Having followed the Ferns closely over the past few years though, this T20 World Cup feels like a fork in the road ... maybe just in my mind with how I view matters. I can see a scenario where the White Ferns rise to the occasion, led by Devine and Bates with a variety of other contributions from players (Amelia Kerr, Rachel Priest, Katey Martin, Maddy Green etc) who have the legit potential to shake this World Cup up.
Lining up against that, is this trend of the White Ferns not only being under-whelming, but slipping in a cricketing landscape that is swiftly increasing in popularity and competition. I've tried to refrain from being overly dramatic about this and have waited for serious trends to emerge, all of which has been described via the Niche Cache. The recent series' vs South Africa can perhaps best reflect this fork in the road kinda vibe as the kiwis were torched in an ODI series, then flipped that into torching South Africa in the T20I series.

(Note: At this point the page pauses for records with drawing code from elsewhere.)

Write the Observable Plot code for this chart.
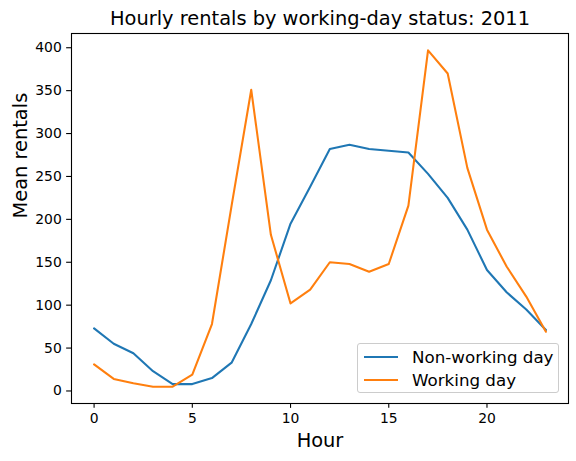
<!DOCTYPE html>
<html><head><meta charset="utf-8">
<script src="https://cdn.jsdelivr.net/npm/d3@7"></script>
<script src="https://cdn.jsdelivr.net/npm/@observablehq/plot@0.6"></script>
<style>
body{margin:0;background:#fff;}
#wrap{position:relative;width:576px;height:461px;font-family:"DejaVu Sans",sans-serif;}
#legend{position:absolute;left:357px;top:343px;width:200px;height:48px;border:1px solid #cccccc;border-radius:3px;background:rgba(255,255,255,0.8);font-size:16.7px;color:#000;}
.row{position:absolute;left:0;width:200px;height:20px;}
.sw{position:absolute;left:6px;top:9px;width:34px;height:2.1px;}
.lb{position:absolute;left:54px;top:0;line-height:20px;white-space:nowrap;}
</style>
</head><body>
<div id="wrap"></div>
<script>
const hours = [0,1,2,3,4,5,6,7,8,9,10,11,12,13,14,15,16,17,18,19,20,21,22,23];
const nonWorking = [73, 55, 44, 23, 8, 8, 15, 33, 78, 129, 195, 238, 282, 287, 282, 280, 278, 253, 225, 188, 141, 115, 95, 71];
const working = [31, 14, 9, 5, 5, 19, 78, 216, 351, 182, 102, 118, 150, 148, 139, 148, 216, 397, 370, 260, 188, 145, 110, 69];
const seriesNames = ["Non-working day", "Working day"];
const seriesColors = ["#1f77b4", "#ff7f0e"];
const xTicks = [0, 5, 10, 15, 20];
const yTicks = [0, 50, 100, 150, 200, 250, 300, 350, 400];
const title = "Hourly rentals by working-day status: 2011";
const xLabel = "Hour";
const yLabel = "Mean rentals";

const nw = hours.map((h, i) => ({hour: h, value: nonWorking[i]}));
const wk = hours.map((h, i) => ({hour: h, value: working[i]}));

const allV = nonWorking.concat(working);
const vmin = d3.min(allV), vmax = d3.max(allV);
const ypad = (vmax - vmin) * 0.05;
const xpad = (d3.max(hours) - d3.min(hours)) * 0.05;

const tick = 4.86;
const chart = Plot.plot({
  width: 576,
  height: 461,
  marginLeft: 71,
  marginRight: 8,
  marginTop: 33,
  marginBottom: 58,
  style: {fontFamily: '"DejaVu Sans", sans-serif', background: "white", color: "black"},
  x: {domain: [d3.min(hours) - xpad, d3.max(hours) + xpad]},
  y: {domain: [vmin - ypad, vmax + ypad]},
  marks: [
    Plot.line(nw, {x: "hour", y: "value", stroke: seriesColors[0], strokeWidth: 2.08}),
    Plot.line(wk, {x: "hour", y: "value", stroke: seriesColors[1], strokeWidth: 2.08}),
    Plot.axisX(xTicks, {tickSize: tick, tickPadding: 4.86, fontSize: 13.9, strokeWidth: 1.1, label: null, anchor: "bottom"}),
    Plot.axisY(yTicks, {tickSize: tick, tickPadding: 4.86, fontSize: 13.9, strokeWidth: 1.1, label: null, anchor: "left"}),
    Plot.frame({stroke: "black", strokeWidth: 1.1}),
    Plot.text([title], {frameAnchor: "top", dy: -14.8, fontSize: 19.4, lineAnchor: "middle", fill: "black"}),
    Plot.text([xLabel], {frameAnchor: "bottom", dy: 37.6, fontSize: 19.4, lineAnchor: "middle", fill: "black"}),
    Plot.text([yLabel], {frameAnchor: "left", dx: -51, rotate: -90, fontSize: 19.4, lineAnchor: "middle", fill: "black"})
  ]
});
const wrap = document.getElementById("wrap");
wrap.appendChild(chart);

const legend = document.createElement("div");
legend.id = "legend";
const rowTops = [3, 26];
seriesNames.forEach((name, i) => {
  const row = document.createElement("div");
  row.className = "row";
  row.style.top = rowTops[i] + "px";
  const sw = document.createElement("div");
  sw.className = "sw";
  sw.style.background = seriesColors[i];
  const lb = document.createElement("span");
  lb.className = "lb";
  lb.textContent = name;
  row.appendChild(sw); row.appendChild(lb);
  legend.appendChild(row);
});
wrap.appendChild(legend);
</script>
</body></html>
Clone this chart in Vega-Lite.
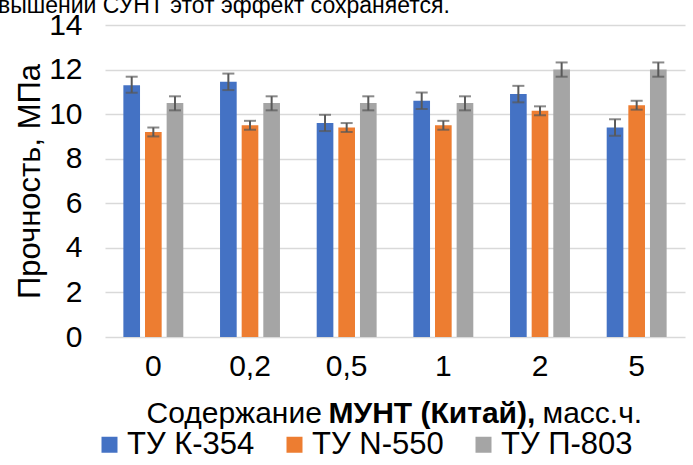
{
  "$schema": "https://vega.github.io/schema/vega-lite/v6.json",
  "width": 580,
  "height": 312,
  "autosize": "none",
  "padding": {"left": 105, "top": 25, "right": 8, "bottom": 128},
  "background": "white",
  "title": {
    "text": "вышении СУНТ этот эффект сохраняется.",
    "anchor": "start",
    "frame": "group",
    "font": "Liberation Sans",
    "fontSize": 23,
    "fontWeight": "normal",
    "color": "#000000",
    "baseline": "alphabetic",
    "dx": -107,
    "offset": -26
  },
  "data": {
    "values": [
      {"x": "0", "series": "ТУ К-354", "value": 11.3, "lo": 10.96, "hi": 11.68},
      {"x": "0", "series": "ТУ N-550", "value": 9.2, "lo": 9.0, "hi": 9.4},
      {"x": "0", "series": "ТУ П-803", "value": 10.5, "lo": 10.17, "hi": 10.8},
      {"x": "0,2", "series": "ТУ К-354", "value": 11.45, "lo": 11.08, "hi": 11.82},
      {"x": "0,2", "series": "ТУ N-550", "value": 9.5, "lo": 9.3, "hi": 9.7},
      {"x": "0,2", "series": "ТУ П-803", "value": 10.5, "lo": 10.17, "hi": 10.8},
      {"x": "0,5", "series": "ТУ К-354", "value": 9.6, "lo": 9.24, "hi": 9.97},
      {"x": "0,5", "series": "ТУ N-550", "value": 9.4, "lo": 9.2, "hi": 9.6},
      {"x": "0,5", "series": "ТУ П-803", "value": 10.5, "lo": 10.17, "hi": 10.8},
      {"x": "1", "series": "ТУ К-354", "value": 10.6, "lo": 10.23, "hi": 10.97},
      {"x": "1", "series": "ТУ N-550", "value": 9.5, "lo": 9.3, "hi": 9.7},
      {"x": "1", "series": "ТУ П-803", "value": 10.5, "lo": 10.17, "hi": 10.8},
      {"x": "2", "series": "ТУ К-354", "value": 10.9, "lo": 10.53, "hi": 11.27},
      {"x": "2", "series": "ТУ N-550", "value": 10.15, "lo": 9.95, "hi": 10.35},
      {"x": "2", "series": "ТУ П-803", "value": 12.0, "lo": 11.68, "hi": 12.32},
      {"x": "5", "series": "ТУ К-354", "value": 9.4, "lo": 9.03, "hi": 9.77},
      {"x": "5", "series": "ТУ N-550", "value": 10.4, "lo": 10.2, "hi": 10.6},
      {"x": "5", "series": "ТУ П-803", "value": 12.0, "lo": 11.68, "hi": 12.32}
    ]
  },
  "layer": [
    {
      "mark": {"type": "bar"},
      "encoding": {
        "x": {
          "field": "x", "type": "nominal", "sort": ["0", "0,2", "0,5", "1", "2", "5"],
          "scale": {"paddingInner": 0.38, "paddingOuter": 0.19},
          "axis": {
            "orient": "bottom", "title": null, "domain": false, "ticks": false,
            "labelAngle": 0, "labelPadding": 14, "labelFontSize": 30,
            "labelFont": "Liberation Sans", "labelColor": "#000000"
          }
        },
        "xOffset": {
          "field": "series", "type": "nominal",
          "sort": ["ТУ К-354", "ТУ N-550", "ТУ П-803"],
          "scale": {"paddingInner": 0.23, "paddingOuter": 0}
        },
        "y": {
          "field": "value", "type": "quantitative",
          "scale": {"domain": [0, 14], "nice": false},
          "axis": {
            "values": [0, 2, 4, 6, 8, 10, 12, 14],
            "domain": false, "ticks": false, "grid": true,
            "gridColor": "#d9d9d9", "gridWidth": 1.5,
            "labelPadding": 23, "labelFontSize": 30, "labelFont": "Liberation Sans",
            "labelColor": "#000000",
            "title": "Прочность, МПа", "titleFont": "Liberation Sans",
            "titleFontSize": 31, "titleFontWeight": "normal", "titleColor": "#000000",
            "titleX": -66, "titleBaseline": "alphabetic"
          }
        },
        "color": {
          "field": "series", "type": "nominal",
          "scale": {
            "domain": ["ТУ К-354", "ТУ N-550", "ТУ П-803"],
            "range": ["#4472C4", "#ED7D31", "#A5A5A5"]
          },
          "legend": {
            "orient": "none", "direction": "horizontal", "title": null,
            "legendX": -11, "legendY": 404, "padding": 0,
            "symbolType": "square", "symbolSize": 256, "symbolStrokeWidth": 0,
            "labelFont": "Liberation Sans", "labelFontSize": 31, "labelColor": "#000000",
            "labelOffset": 2, "columnPadding": 24, "labelLimit": 300
          }
        }
      }
    },
    {
      "mark": {"type": "rule", "color": "#595959", "strokeWidth": 2},
      "encoding": {
        "x": {
          "field": "x", "type": "nominal", "sort": ["0", "0,2", "0,5", "1", "2", "5"],
          "axis": {
            "orient": "bottom", "domain": false, "ticks": false, "labels": false,
            "title": "Содержание", "titleFont": "Liberation Sans", "titleFontSize": 30,
            "titleFontWeight": "normal", "titleColor": "#000000",
            "titleX": 41, "titleY": 85, "titleAlign": "left", "titleBaseline": "alphabetic"
          }
        },
        "xOffset": {"field": "series", "type": "nominal", "sort": ["ТУ К-354", "ТУ N-550", "ТУ П-803"]},
        "y": {"field": "lo", "type": "quantitative"},
        "y2": {"field": "hi"}
      }
    },
    {
      "mark": {"type": "tick", "color": "#595959", "thickness": 2, "size": 12},
      "encoding": {
        "x": {
          "field": "x", "type": "nominal", "sort": ["0", "0,2", "0,5", "1", "2", "5"],
          "axis": {
            "orient": "bottom", "domain": false, "ticks": false, "labels": false,
            "title": "МУНТ (Китай),", "titleFont": "Liberation Sans", "titleFontSize": 30,
            "titleFontWeight": "bold", "titleColor": "#000000",
            "titleX": 223, "titleY": 85, "titleAlign": "left", "titleBaseline": "alphabetic"
          }
        },
        "xOffset": {"field": "series", "type": "nominal", "sort": ["ТУ К-354", "ТУ N-550", "ТУ П-803"]},
        "y": {"field": "lo", "type": "quantitative"}
      }
    },
    {
      "mark": {"type": "tick", "color": "#595959", "thickness": 2, "size": 12},
      "encoding": {
        "x": {
          "field": "x", "type": "nominal", "sort": ["0", "0,2", "0,5", "1", "2", "5"],
          "axis": {
            "orient": "bottom", "domain": false, "ticks": false, "labels": false,
            "title": "масс.ч.", "titleFont": "Liberation Sans", "titleFontSize": 30,
            "titleFontWeight": "normal", "titleColor": "#000000",
            "titleX": 437, "titleY": 85, "titleAlign": "left", "titleBaseline": "alphabetic"
          }
        },
        "xOffset": {"field": "series", "type": "nominal", "sort": ["ТУ К-354", "ТУ N-550", "ТУ П-803"]},
        "y": {"field": "hi", "type": "quantitative"}
      }
    }
  ],
  "resolve": {"axis": {"x": "independent"}},
  "config": {
    "view": {"stroke": null},
    "font": "Liberation Sans"
  }
}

Those are the two sides of the White Ferns that we are working with for this T20 World Cup. Positivity stems from the White Ferns performing well in the relevant format, enabling us to push away the negative vibes from the ODI series and stick to the T20 stuff. These two sides do however sum up the White Ferns woes and legit hope that they still have the right pieces to aim for a World Cup final.
With Australia and India in their group, it's super realistic that the Ferns won't crack the semi-finals. I'm laying that down as an easy way to assess this World Cup as making it to the semi-finals and beyond would be an emphatic success, anything less would encapsulate the how stagnant the Ferns have been since falling from their perch among the big-three. Losing only to India and Australia would be alright though, if the Ferns lose to Sri Lanka and/or Bangladesh, then I'll be typing the unfortunate 'wtf happened to the White Ferns' yarn.
There are greater implications, not in terms of pressure on the players but with how the team's performance in this World Cup could reflect how seriously nations are taking women's cricket. With far more resources, the big-three in India, Australia and England are well ahead of other nations in terms of investment and on-field performance. Other nations are catching up, quickly and Aotearoa via NZC has made some nice moves that can be viewed as 'meh' or landmark moments depending how you view equality in sport.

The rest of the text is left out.